• [What the task requires]
Go through the entries below and retype them exactly, omitting each picture.

• [Dataset entries]
· · · · · · ·

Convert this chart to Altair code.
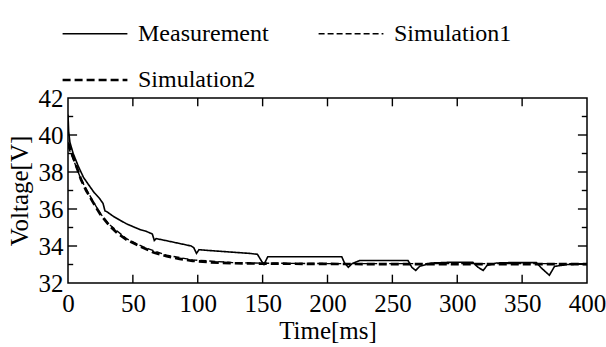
import altair as alt
import pandas as pd

# Measurement
meas_t = [0, 0.5, 1.5, 4, 8, 12, 16, 20, 24, 27, 28.5, 30, 35, 40, 45, 50, 55, 60, 65, 66.5, 68, 75, 85, 95, 97, 99, 101,
          110, 120, 130, 140, 146, 149, 151, 154, 180, 211, 213, 216, 219, 225, 240, 262, 265, 268, 271, 280, 295, 312,
          316, 320, 323, 330, 340, 361, 365, 371, 375, 385, 400]
meas_v = [41.1, 40.2, 39.6, 39.0, 38.3, 37.7, 37.3, 36.9, 36.6, 36.3, 35.9, 35.85, 35.6, 35.4, 35.2, 35.05, 34.9, 34.8,
          34.65, 34.3, 34.4, 34.3, 34.15, 34.0, 33.9, 33.6, 33.8, 33.75, 33.7, 33.65, 33.6, 33.55, 33.2, 33.0, 33.42,
          33.42, 33.42, 33.1, 32.85, 33.05, 33.22, 33.22, 33.22, 32.85, 32.68, 32.9, 33.08, 33.12, 33.12, 32.85, 32.68,
          32.95, 33.08, 33.1, 33.1, 32.8, 32.42, 32.9, 33.0, 33.03]

# Simulation1
sim1_t = [0, 4, 10, 19, 25, 32, 45, 58, 76, 96, 127, 150, 200, 250, 300, 350, 400]
sim1_v = [39.4, 38.7, 37.6, 36.45, 35.75, 35.15, 34.4, 33.95, 33.5, 33.25, 33.1, 33.07, 33.05, 33.05, 33.05, 33.05, 33.05]

# Simulation2
sim2_t = [0, 2, 4, 7, 10, 14, 19, 25, 32, 38, 45, 52, 58, 66, 76, 86, 96, 110, 127, 150, 200, 250, 300, 350, 400]
sim2_v = [39.6, 39.2, 38.8, 38.2, 37.6, 37.0, 36.4, 35.7, 35.1, 34.7, 34.35, 34.1, 33.9, 33.65, 33.45, 33.3, 33.2,
          33.12, 33.07, 33.05, 33.03, 33.02, 33.02, 33.02, 33.02]

series = ["Measurement", "Simulation1", "Simulation2"]

x_ticks = [0, 50, 100, 150, 200, 250, 300, 350, 400]
y_ticks = [32, 34, 36, 38, 40, 42]
x_inner = [50, 100, 150, 200, 250, 300, 350]
y_major = [34, 36, 38, 40]
y_minor = [33, 35, 37, 39, 41]

FONT = "Liberation Serif, Times New Roman, DejaVu Serif, serif"

rows = []
for name, ts, vs in zip(series, [meas_t, sim1_t, sim2_t], [meas_v, sim1_v, sim2_v]):
    for i, (t, v) in enumerate(zip(ts, vs)):
        rows.append({"t": t, "v": v, "series": name, "order": i})
df = pd.DataFrame(rows)

tick_rows = []
for t in x_inner:
    tick_rows.append({"x": t, "x2": t, "y": 32, "y2": 32.45})
    tick_rows.append({"x": t, "x2": t, "y": 42, "y2": 41.55})
for v in y_major:
    tick_rows.append({"x": 0, "x2": 7, "y": v, "y2": v})
    tick_rows.append({"x": 400, "x2": 393, "y": v, "y2": v})
for v in y_minor:
    tick_rows.append({"x": 0, "x2": 4, "y": v, "y2": v})
    tick_rows.append({"x": 400, "x2": 396, "y": v, "y2": v})
ticks_df = pd.DataFrame(tick_rows)

xscale = alt.Scale(domain=[0, 400], nice=False)
yscale = alt.Scale(domain=[32, 42], nice=False)

legend = alt.Legend(
    title=None, orient="none", legendX=-7, legendY=-98, columns=2, direction="horizontal",
    symbolType="stroke", symbolSize=4200, symbolStrokeColor="black",
    labelOffset=9, columnPadding=46, rowPadding=-19, padding=0, symbolLimit=0,
    labelFont=FONT, labelFontSize=24, labelColor="black",
)

xaxis = alt.Axis(values=x_ticks, title="Time[ms]", labelPadding=8, titlePadding=2)
yaxis = alt.Axis(values=y_ticks, title="Voltage[V]", labelPadding=5, titlePadding=6)

lines = alt.Chart(df).mark_line(color="black", clip=True).encode(
    x=alt.X("t:Q", scale=xscale, axis=xaxis),
    y=alt.Y("v:Q", scale=yscale, axis=yaxis),
    strokeDash=alt.StrokeDash("series:O", scale=alt.Scale(type="ordinal", domain=series,
                                                          range=[[1, 0], [6, 3], [8, 4]]),
                              legend=legend),
    strokeWidth=alt.StrokeWidth("series:O", scale=alt.Scale(type="ordinal", domain=series,
                                                            range=[1.6, 1.4, 2.7]),
                                legend=legend),
    order="order:Q",
)

tickmarks = alt.Chart(ticks_df).mark_rule(color="black", strokeWidth=1.4).encode(
    x=alt.X("x:Q", scale=xscale, axis=xaxis), x2="x2:Q",
    y=alt.Y("y:Q", scale=yscale, axis=yaxis), y2="y2:Q",
)

chart = alt.layer(lines, tickmarks).properties(
    width=519, height=185,
    autosize=alt.AutoSizeParams(type="none"),
    padding={"left": 68, "top": 98, "right": 19, "bottom": 64},
    background="white",
).configure(font=FONT).configure_view(stroke="black", strokeWidth=1.5).configure_axis(
    grid=False, ticks=False, domain=False, labelFont=FONT, labelFontSize=25, labelColor="black",
    titleFont=FONT, titleFontSize=25, titleFontWeight="normal", titleColor="black",
    labelFlush=False, labelOverlap=False,
).configure_legend(labelFont=FONT, labelFontSize=24, labelColor="black")

chart.save("out.html", embed_options={"renderer": "svg", "actions": False})
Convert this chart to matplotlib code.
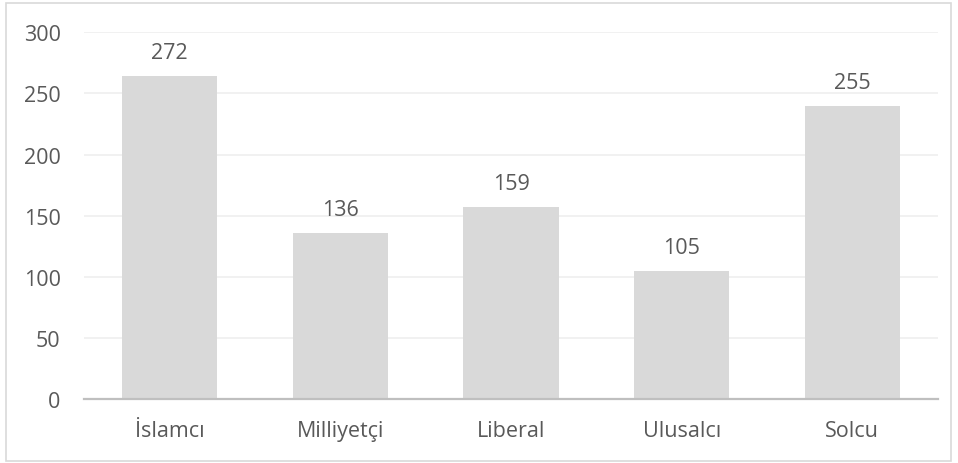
import matplotlib
matplotlib.use("Agg")
import matplotlib.pyplot as plt
from matplotlib.patches import Rectangle

categories = ["İslamcı", "Milliyetçi", "Liberal", "Ulusalcı", "Solcu"]
bar_values = [264, 136, 157, 105, 240]
value_labels = ["272", "136", "159", "105", "255"]
y_ticks = [0, 50, 100, 150, 200, 250, 300]

plt.rcParams['font.family'] = ['Open Sans', 'DejaVu Sans']
text_color = "#595959"
fs = 15.5

fig = plt.figure(figsize=(9.58, 4.64), dpi=100)
fig.patches.append(Rectangle((6/958, 2/464), 945/958, 458/464, transform=fig.transFigure,
                             fill=False, edgecolor="#d9d9d9", linewidth=1.2))
ax = fig.add_axes([84.3/958, (464-400)/464, (937.7-84.3)/958, (400-33.3)/464])

x = list(range(len(categories)))
ax.bar(x, bar_values, width=0.557, color="#d9d9d9", zorder=2)
for xi, v, lab in zip(x, bar_values, value_labels):
    ax.annotate(lab, (xi, v), xytext=(0, 17), textcoords="offset points",
                ha="center", va="center", fontsize=fs, color=text_color)

ax.set_xlim(-0.5, len(categories) - 0.5)
ax.set_ylim(0, 300)
ax.set_yticks(y_ticks)
ax.set_yticklabels([str(t) for t in y_ticks])
ax.set_xticks(x)
ax.set_xticklabels(categories)
ax.tick_params(axis="both", length=0, labelsize=fs, labelcolor=text_color)
ax.tick_params(axis="y", pad=17)
ax.tick_params(axis="x", pad=15)
ax.grid(axis="y", color="#f0f0f0", linewidth=1.3, zorder=0)
ax.set_axisbelow(True)
for s in ["top", "right", "left"]:
    ax.spines[s].set_visible(False)
ax.spines["bottom"].set_color("#bfbfbf")
ax.spines["bottom"].set_linewidth(1.6)
ax.spines["bottom"].set_zorder(3)

fig.savefig("out.png", dpi=100)
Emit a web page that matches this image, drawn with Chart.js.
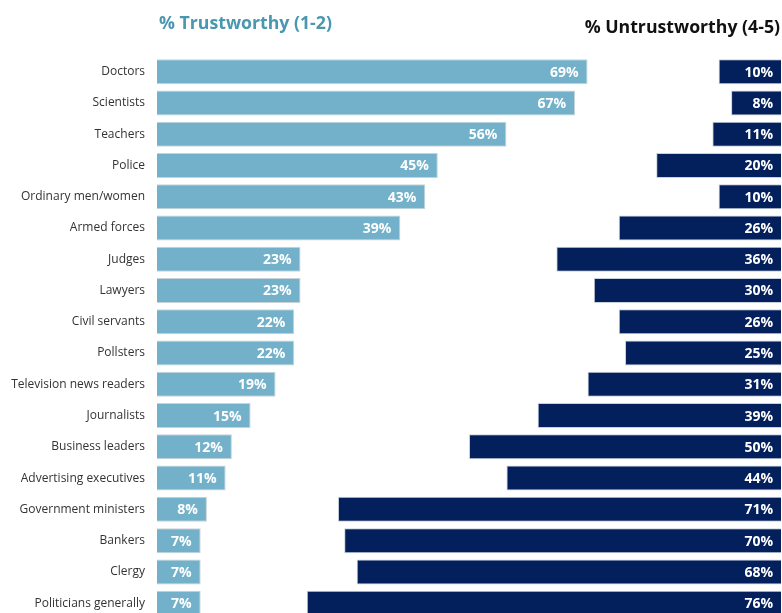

· · · · · · ·

• [Written response]
Convert this chart to Altair code.
import altair as alt
import pandas as pd

# Measurement
meas_t = [0, 0.5, 1.5, 4, 8, 12, 16, 20, 24, 27, 28.5, 30, 35, 40, 45, 50, 55, 60, 65, 66.5, 68, 75, 85, 95, 97, 99, 101,
          110, 120, 130, 140, 146, 149, 151, 154, 180, 211, 213, 216, 219, 225, 240, 262, 265, 268, 271, 280, 295, 312,
          316, 320, 323, 330, 340, 361, 365, 371, 375, 385, 400]
meas_v = [41.1, 40.2, 39.6, 39.0, 38.3, 37.7, 37.3, 36.9, 36.6, 36.3, 35.9, 35.85, 35.6, 35.4, 35.2, 35.05, 34.9, 34.8,
          34.65, 34.3, 34.4, 34.3, 34.15, 34.0, 33.9, 33.6, 33.8, 33.75, 33.7, 33.65, 33.6, 33.55, 33.2, 33.0, 33.42,
          33.42, 33.42, 33.1, 32.85, 33.05, 33.22, 33.22, 33.22, 32.85, 32.68, 32.9, 33.08, 33.12, 33.12, 32.85, 32.68,
          32.95, 33.08, 33.1, 33.1, 32.8, 32.42, 32.9, 33.0, 33.03]

# Simulation1
sim1_t = [0, 4, 10, 19, 25, 32, 45, 58, 76, 96, 127, 150, 200, 250, 300, 350, 400]
sim1_v = [39.4, 38.7, 37.6, 36.45, 35.75, 35.15, 34.4, 33.95, 33.5, 33.25, 33.1, 33.07, 33.05, 33.05, 33.05, 33.05, 33.05]

# Simulation2
sim2_t = [0, 2, 4, 7, 10, 14, 19, 25, 32, 38, 45, 52, 58, 66, 76, 86, 96, 110, 127, 150, 200, 250, 300, 350, 400]
sim2_v = [39.6, 39.2, 38.8, 38.2, 37.6, 37.0, 36.4, 35.7, 35.1, 34.7, 34.35, 34.1, 33.9, 33.65, 33.45, 33.3, 33.2,
          33.12, 33.07, 33.05, 33.03, 33.02, 33.02, 33.02, 33.02]

series = ["Measurement", "Simulation1", "Simulation2"]

x_ticks = [0, 50, 100, 150, 200, 250, 300, 350, 400]
y_ticks = [32, 34, 36, 38, 40, 42]
x_inner = [50, 100, 150, 200, 250, 300, 350]
y_major = [34, 36, 38, 40]
y_minor = [33, 35, 37, 39, 41]

FONT = "Liberation Serif, Times New Roman, DejaVu Serif, serif"

rows = []
for name, ts, vs in zip(series, [meas_t, sim1_t, sim2_t], [meas_v, sim1_v, sim2_v]):
    for i, (t, v) in enumerate(zip(ts, vs)):
        rows.append({"t": t, "v": v, "series": name, "order": i})
df = pd.DataFrame(rows)

tick_rows = []
for t in x_inner:
    tick_rows.append({"x": t, "x2": t, "y": 32, "y2": 32.45})
    tick_rows.append({"x": t, "x2": t, "y": 42, "y2": 41.55})
for v in y_major:
    tick_rows.append({"x": 0, "x2": 7, "y": v, "y2": v})
    tick_rows.append({"x": 400, "x2": 393, "y": v, "y2": v})
for v in y_minor:
    tick_rows.append({"x": 0, "x2": 4, "y": v, "y2": v})
    tick_rows.append({"x": 400, "x2": 396, "y": v, "y2": v})
ticks_df = pd.DataFrame(tick_rows)

xscale = alt.Scale(domain=[0, 400], nice=False)
yscale = alt.Scale(domain=[32, 42], nice=False)

legend = alt.Legend(
    title=None, orient="none", legendX=-7, legendY=-98, columns=2, direction="horizontal",
    symbolType="stroke", symbolSize=4200, symbolStrokeColor="black",
    labelOffset=9, columnPadding=46, rowPadding=-19, padding=0, symbolLimit=0,
    labelFont=FONT, labelFontSize=24, labelColor="black",
)

xaxis = alt.Axis(values=x_ticks, title="Time[ms]", labelPadding=8, titlePadding=2)
yaxis = alt.Axis(values=y_ticks, title="Voltage[V]", labelPadding=5, titlePadding=6)

lines = alt.Chart(df).mark_line(color="black", clip=True).encode(
    x=alt.X("t:Q", scale=xscale, axis=xaxis),
    y=alt.Y("v:Q", scale=yscale, axis=yaxis),
    strokeDash=alt.StrokeDash("series:O", scale=alt.Scale(type="ordinal", domain=series,
                                                          range=[[1, 0], [6, 3], [8, 4]]),
                              legend=legend),
    strokeWidth=alt.StrokeWidth("series:O", scale=alt.Scale(type="ordinal", domain=series,
                                                            range=[1.6, 1.4, 2.7]),
                                legend=legend),
    order="order:Q",
)

tickmarks = alt.Chart(ticks_df).mark_rule(color="black", strokeWidth=1.4).encode(
    x=alt.X("x:Q", scale=xscale, axis=xaxis), x2="x2:Q",
    y=alt.Y("y:Q", scale=yscale, axis=yaxis), y2="y2:Q",
)

chart = alt.layer(lines, tickmarks).properties(
    width=519, height=185,
    autosize=alt.AutoSizeParams(type="none"),
    padding={"left": 68, "top": 98, "right": 19, "bottom": 64},
    background="white",
).configure(font=FONT).configure_view(stroke="black", strokeWidth=1.5).configure_axis(
    grid=False, ticks=False, domain=False, labelFont=FONT, labelFontSize=25, labelColor="black",
    titleFont=FONT, titleFontSize=25, titleFontWeight="normal", titleColor="black",
    labelFlush=False, labelOverlap=False,
).configure_legend(labelFont=FONT, labelFontSize=24, labelColor="black")

chart.save("out.html", embed_options={"renderer": "svg", "actions": False})
Convert this chart to matplotlib code.
import matplotlib
matplotlib.use("Agg")
import matplotlib.pyplot as plt
from matplotlib.patches import Rectangle

categories = ["İslamcı", "Milliyetçi", "Liberal", "Ulusalcı", "Solcu"]
bar_values = [264, 136, 157, 105, 240]
value_labels = ["272", "136", "159", "105", "255"]
y_ticks = [0, 50, 100, 150, 200, 250, 300]

plt.rcParams['font.family'] = ['Open Sans', 'DejaVu Sans']
text_color = "#595959"
fs = 15.5

fig = plt.figure(figsize=(9.58, 4.64), dpi=100)
fig.patches.append(Rectangle((6/958, 2/464), 945/958, 458/464, transform=fig.transFigure,
                             fill=False, edgecolor="#d9d9d9", linewidth=1.2))
ax = fig.add_axes([84.3/958, (464-400)/464, (937.7-84.3)/958, (400-33.3)/464])

x = list(range(len(categories)))
ax.bar(x, bar_values, width=0.557, color="#d9d9d9", zorder=2)
for xi, v, lab in zip(x, bar_values, value_labels):
    ax.annotate(lab, (xi, v), xytext=(0, 17), textcoords="offset points",
                ha="center", va="center", fontsize=fs, color=text_color)

ax.set_xlim(-0.5, len(categories) - 0.5)
ax.set_ylim(0, 300)
ax.set_yticks(y_ticks)
ax.set_yticklabels([str(t) for t in y_ticks])
ax.set_xticks(x)
ax.set_xticklabels(categories)
ax.tick_params(axis="both", length=0, labelsize=fs, labelcolor=text_color)
ax.tick_params(axis="y", pad=17)
ax.tick_params(axis="x", pad=15)
ax.grid(axis="y", color="#f0f0f0", linewidth=1.3, zorder=0)
ax.set_axisbelow(True)
for s in ["top", "right", "left"]:
    ax.spines[s].set_visible(False)
ax.spines["bottom"].set_color("#bfbfbf")
ax.spines["bottom"].set_linewidth(1.6)
ax.spines["bottom"].set_zorder(3)

fig.savefig("out.png", dpi=100)
Emit a web page that matches this image, drawn with Chart.js.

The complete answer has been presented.